Devo dire che non c’è poi molto gusto nell’affrontare oggi un dibattito con un ateo avente come fulcro della questione l’esistenza di Dio. Questo non perché l’argomento sia passato di moda: non è proprio uno di quei temi che “vanno di moda”: è piuttosto di quelle domande ultime sulle quali la filosofia si è a lungo interrogata.
Ma questa ultima generazione di atei (neoatei li chiameremo) è spesso priva degli strumenti filosofici, teologici, culturali, di valore, con i quali affrontare un tema così delicato, thema dalla portata vasta, giacché si scontra con le radici antropologiche di ciascuno, nonché in grado di toccare diversi gradi di sensibilità.
Quando si affrontano “domande ultime”, quando si entra nell’ambito escatologico, lo si deve sempre fare in punta di piedi, con umiltà, ma anche con curiosità ed apertura mentale.
Questo senso della curiosità viene però meno se dall’altra parte del tavolo c’è un interlocutore che ha eretto feudi mentali ai quali non è possibile accedere con gli strumenti della logica e del dialogo.
Dal momento che il dialogo presuppone uno scambio di opinioni, un confronto tra misure (ed anche una misura del confronto che sia la più ampia possibile), i protagonisti della comunicazione devono essere leali prima che tra loro con se stessi.
Se il fine dello scambio di idee non è un incontro, ma uno scontro, allora è inevitabile che ad uscirne perdenti saranno tutti i punti di vista in gioco.
Per entrare nel merito della questione, il neo ateo è, per me, abbastanza rude e rozzo nella trattazione di una tematica così forte, così complessa, con i suoi annessi e connessi.
Insomma non si può contrapporre un muro basato su prove scientifiche, anzi su non-prove. Mentre nel processo il fatto non sussiste per mancanza di prove, qui per assurdo sussiste l’inesistenza di dio per lo stesso motivo.
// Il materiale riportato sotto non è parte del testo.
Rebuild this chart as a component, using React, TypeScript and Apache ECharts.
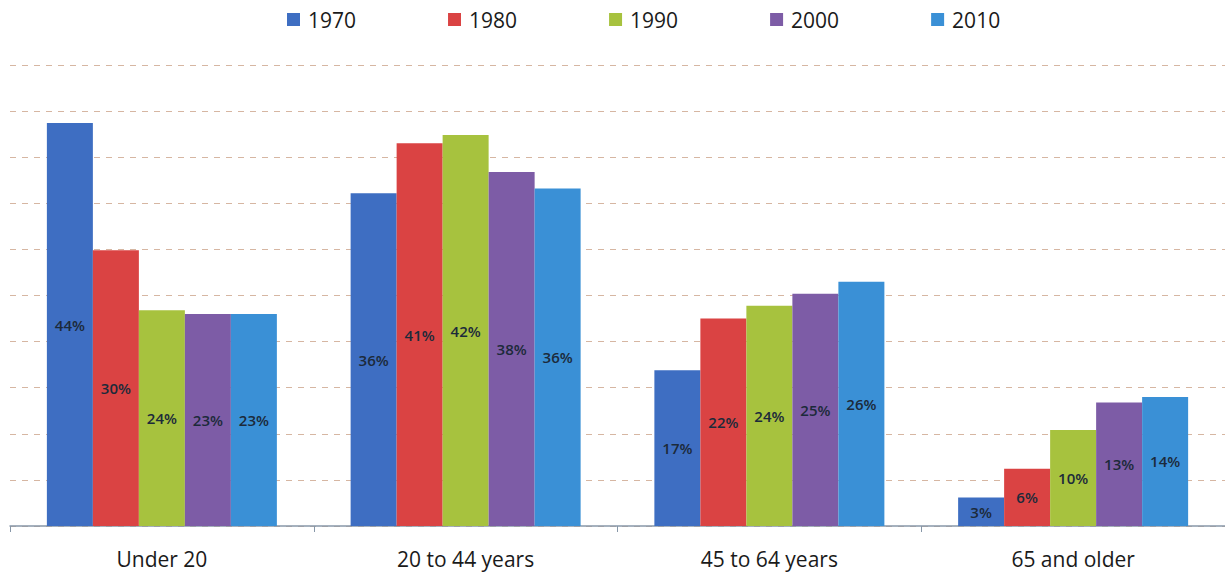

Ma dall’assenza non si può dedurre un’altra assenza, da una negazione non può necessariamente derivare un’altra negazione. Quando gli strumenti della ragione diventano le corte spade di un combattimento senza vincitori né vinti, allora non è con la ragione che stiamo supponendo teorie, ma con l’assurdo, con l’assenza di ragione. E come può (di nuovo) l’assenza portare a un ragionamento? Dal vuoto non può derivare il pieno. Mi si dirà che se riempio un bicchiere vuoto, allora esso diventa pieno. In verità non è quel vuoto che ha generato il pieno. Il pieno, l’esistente, deriva da altro esistente oppure si può ammettere che derivi da sé, che esista da sempre e per sempre. Il vuoto è vuoto, è horror vacui, è…mancanza di pieno, è teoria della relatività pronta a cedere.
Vecchio assioma logico quello per il quale chiaramente l’ateo non sarebbe altro che un dipendente dall’idea di dio. Per negare l’esistenza di un qualcosa se ne deve in qualche modo comprovare l’esistenza, inquadrare il soggetto in un ragionamento logico che gli dia un nome. E da quando assegniamo nomi a caso?
Se si ammette che il nome è la cosa, e la cosa è il nome, allora è inscindibile il rapporto tra esistente ed idea dell’esistente. Ma qui ci stiamo incamminando su altre strade. Abbiamo già aperto la breccia a un dibattito. Un neoateo si sarebbe tappato le orecchie e avrebbe urlato che due più due fa quattro, ignaro (volutamente?) che nessuno parlava di addizioni, ma di un’equazione, di un’incognita (mi si consenta di giocare con qualche termine matematico) più complessa.
Non da ultimo l’atteggiamento è sempre criticabile e non approvabile quando è segno di una clausura mentale che non vede al di là della siepe che il guardo esclude.
L’infinito è per tutti, ma pochi osano avventurarvisi.